■ Entries supplied
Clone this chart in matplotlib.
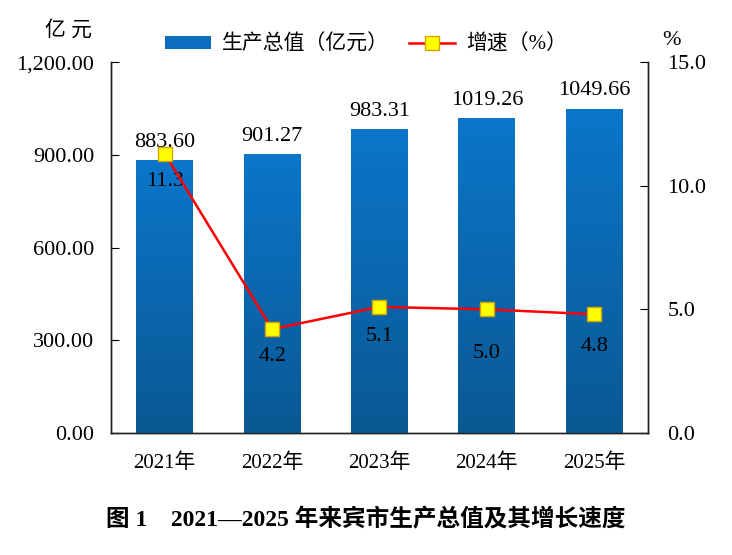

==

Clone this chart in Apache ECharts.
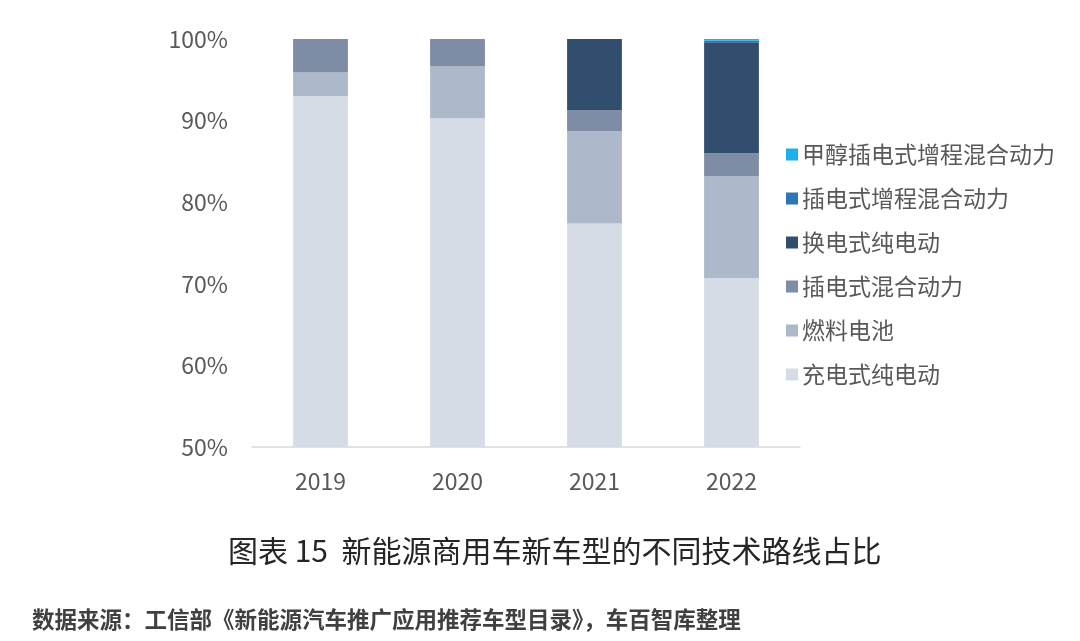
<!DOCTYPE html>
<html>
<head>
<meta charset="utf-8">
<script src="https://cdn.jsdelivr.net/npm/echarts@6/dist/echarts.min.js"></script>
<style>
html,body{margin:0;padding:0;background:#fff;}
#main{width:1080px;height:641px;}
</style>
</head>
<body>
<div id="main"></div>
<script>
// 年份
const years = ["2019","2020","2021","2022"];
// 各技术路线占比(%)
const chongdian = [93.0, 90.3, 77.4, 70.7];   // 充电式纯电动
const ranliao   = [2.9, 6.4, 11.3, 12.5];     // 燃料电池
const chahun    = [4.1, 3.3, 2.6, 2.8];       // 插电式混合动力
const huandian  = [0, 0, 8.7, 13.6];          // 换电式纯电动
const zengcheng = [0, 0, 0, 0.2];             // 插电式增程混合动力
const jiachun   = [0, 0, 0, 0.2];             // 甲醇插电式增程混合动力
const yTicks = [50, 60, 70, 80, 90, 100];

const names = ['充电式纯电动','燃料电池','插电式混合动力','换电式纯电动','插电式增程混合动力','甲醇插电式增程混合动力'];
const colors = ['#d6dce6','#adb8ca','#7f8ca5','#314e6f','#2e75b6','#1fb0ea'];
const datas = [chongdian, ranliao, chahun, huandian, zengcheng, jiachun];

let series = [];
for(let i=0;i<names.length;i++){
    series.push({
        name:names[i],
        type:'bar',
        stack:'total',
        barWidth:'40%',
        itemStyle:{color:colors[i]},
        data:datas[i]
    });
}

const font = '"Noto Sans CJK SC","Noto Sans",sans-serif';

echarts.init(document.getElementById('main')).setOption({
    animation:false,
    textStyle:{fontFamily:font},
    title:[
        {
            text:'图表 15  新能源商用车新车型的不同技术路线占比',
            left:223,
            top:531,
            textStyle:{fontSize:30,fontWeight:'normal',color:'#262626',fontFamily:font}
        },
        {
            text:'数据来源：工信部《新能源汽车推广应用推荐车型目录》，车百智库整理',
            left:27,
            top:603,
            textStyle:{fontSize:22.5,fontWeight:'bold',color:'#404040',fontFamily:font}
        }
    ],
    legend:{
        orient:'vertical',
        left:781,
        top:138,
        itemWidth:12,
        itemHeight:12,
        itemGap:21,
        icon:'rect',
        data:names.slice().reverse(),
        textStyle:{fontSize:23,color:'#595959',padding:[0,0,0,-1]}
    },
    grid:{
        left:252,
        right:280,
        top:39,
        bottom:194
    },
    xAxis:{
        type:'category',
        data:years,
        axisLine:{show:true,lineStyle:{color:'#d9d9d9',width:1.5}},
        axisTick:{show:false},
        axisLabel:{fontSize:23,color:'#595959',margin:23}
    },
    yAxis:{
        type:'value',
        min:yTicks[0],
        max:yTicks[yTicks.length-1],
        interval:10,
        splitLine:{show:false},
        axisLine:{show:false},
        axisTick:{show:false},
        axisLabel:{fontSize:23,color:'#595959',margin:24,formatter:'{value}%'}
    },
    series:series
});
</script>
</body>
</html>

--

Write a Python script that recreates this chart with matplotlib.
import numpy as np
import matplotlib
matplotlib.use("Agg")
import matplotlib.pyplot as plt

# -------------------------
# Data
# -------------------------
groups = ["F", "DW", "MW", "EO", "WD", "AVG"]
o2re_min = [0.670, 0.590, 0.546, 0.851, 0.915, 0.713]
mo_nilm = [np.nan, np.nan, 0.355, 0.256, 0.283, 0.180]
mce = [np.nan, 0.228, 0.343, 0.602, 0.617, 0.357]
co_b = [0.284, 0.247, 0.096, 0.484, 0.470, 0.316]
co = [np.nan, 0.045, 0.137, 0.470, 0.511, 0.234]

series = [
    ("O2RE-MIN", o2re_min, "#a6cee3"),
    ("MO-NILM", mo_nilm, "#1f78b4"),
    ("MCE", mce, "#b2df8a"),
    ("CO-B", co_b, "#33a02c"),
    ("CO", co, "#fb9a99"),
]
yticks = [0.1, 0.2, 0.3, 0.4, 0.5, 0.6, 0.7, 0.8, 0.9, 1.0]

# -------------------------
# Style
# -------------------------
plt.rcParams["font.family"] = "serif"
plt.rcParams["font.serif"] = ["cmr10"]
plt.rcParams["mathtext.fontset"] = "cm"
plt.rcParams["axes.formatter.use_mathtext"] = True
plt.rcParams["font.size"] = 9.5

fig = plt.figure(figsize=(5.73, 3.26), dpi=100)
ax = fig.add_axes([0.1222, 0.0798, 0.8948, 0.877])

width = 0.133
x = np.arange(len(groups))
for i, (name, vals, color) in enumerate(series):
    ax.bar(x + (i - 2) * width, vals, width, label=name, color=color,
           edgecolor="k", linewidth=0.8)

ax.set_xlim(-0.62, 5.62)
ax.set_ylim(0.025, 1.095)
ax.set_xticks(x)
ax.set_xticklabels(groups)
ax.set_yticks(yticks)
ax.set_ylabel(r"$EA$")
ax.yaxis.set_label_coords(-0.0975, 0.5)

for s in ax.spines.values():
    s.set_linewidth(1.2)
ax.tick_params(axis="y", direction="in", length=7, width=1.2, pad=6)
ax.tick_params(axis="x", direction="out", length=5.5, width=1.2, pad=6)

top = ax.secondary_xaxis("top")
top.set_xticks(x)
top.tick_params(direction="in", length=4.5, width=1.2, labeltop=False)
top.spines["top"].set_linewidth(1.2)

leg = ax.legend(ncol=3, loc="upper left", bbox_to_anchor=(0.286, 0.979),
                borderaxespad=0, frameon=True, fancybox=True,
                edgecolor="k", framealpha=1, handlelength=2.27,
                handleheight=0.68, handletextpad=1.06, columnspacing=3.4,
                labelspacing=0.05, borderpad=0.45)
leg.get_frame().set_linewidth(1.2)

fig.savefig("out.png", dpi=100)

■ Work to do
In the entries above, count every line containing the word "this". Write only the total.

■ Complete answer
3